Voilà le genre de problème auquel faisaient face Jacques Langevin et Sylvie Rocque, professeurs au Département de psychopédagogie et d’andragogie et concepteurs du cédérom Payer? Facile!
|
Jacques Langevin |
Les deux chercheurs se sont aperçus qu’on faisait fausse route en cherchant à enseigner à ces enfants handicapés intellectuellement les bases du calcul ou les notions relatives à l’argent. «L’abstrait et le symbolique leur échappent totalement, affirme Jacques Langevin. Leur retard d’apprentissage ne sera jamais comblé parce qu’il est dû à une déficience grave du développement cognitif. Après 16 ans de scolarité, ils demeurent totalement analphabètes.»
Dans l’esprit du professeur, l’alphabétisation inclut non seulement le fait de savoir lire et compter, mais aussi celui de savoir gérer son temps, ses déplacements et son argent, chacune de ces habiletés étant nécessaire à l’autonomie.

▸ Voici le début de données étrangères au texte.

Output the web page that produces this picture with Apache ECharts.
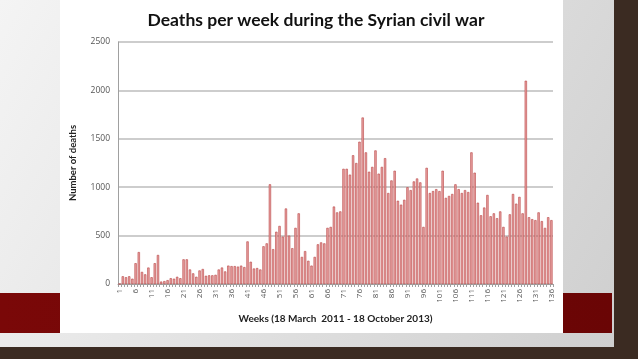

Le groupe Défi apprentissage poursuit des travaux autour de ces cinq habiletés, mais c’est dans le domaine de la gestion de l’argent qu’il est le plus avancé parce que les obstacles sont ici moins nombreux.
«En maîtrisant la gestion quotidienne de l’argent, l’enfant pourra aussi faire les apprentissages liés aux achats, comme aller de lui-même au dépanneur, choisir le commerce ou décider du produit», souligne le professeur Langevin. Le succès de l’approche qu’il a mise au point repose sur la simplification de la tâche à accomplir. «La tâche n’est pas de savoir compter des pièces de monnaie mais de réussir à payer», précise-t-il.
Stratégie des 1 $
Les stratégies élaborées sont propres aux besoins de chaque âge. L’un des procédés adaptés aux enfants de 9 à 12 ans (groupe à qui est destiné le cédérom Payer? Facile!) est la stratégie des 1 $ et vaut pour des montants inférieurs à 10 $. L’enfant dépose ses achats sur le comptoir et surveille le prix affiché à la caisse; il donne le même nombre de pièces de 1 $ que le chiffre apparaissant avant le point et ajoute une autre pièce s’il y a des chiffres autres que des zéros après le point. Il attend sa monnaie, fait comme s’il s’assurait que le compte est bon, et replace le tout dans le compartiment approprié de son porte-monnaie.
Des procédés semblables, basés sur le billet de 10 $, ont été élaborés pour les adolescents et les adultes afin de leur permettre des achats allant de 10 à 100 $.
Après plusieurs mises à l’essai, les chercheurs ont testé leur matériel auprès de parents qui n’avaient reçu aucune formation particulière pour l’utiliser. «Après 12 semaines, à raison de trois séances de 20 minutes par semaine, les 65 enfants concernés par l’expérience étaient tous capables de faire un achat dans un commerce inconnu», affirme Jacques Langevin.
Même si la stratégie nécessite un minimum de gestion de la part des parents ou encore une complaisance certaine de la part du caissier, ce serait là, selon le professeur, une première mondiale: aucun autre procédé n’aurait jusqu’ici permis à des enfants déficients intellectuels d’acquérir rapidement une habileté essentielle à l’autonomie à un âge où cette habileté est normalement acquise par les enfants sans déficiences.
Les retombées de cette approche pourraient être importantes puisque environ 1,6 % de la population – soit 110 000 personnes au Québec et 500 000 au Canada – souffrirait de déficience intellectuelle plus ou moins prononcée. Leur manque d’autonomie représente des coûts sociaux et économiques substantiels.
Le cédérom, produit par la maison Kaleidos Multimedia, sera adapté et traduit par plusieurs pays européens et aura une version américaine. Le groupe Défi apprentissage travaille par ailleurs à appliquer cette approche à la lecture et à la gestion du temps.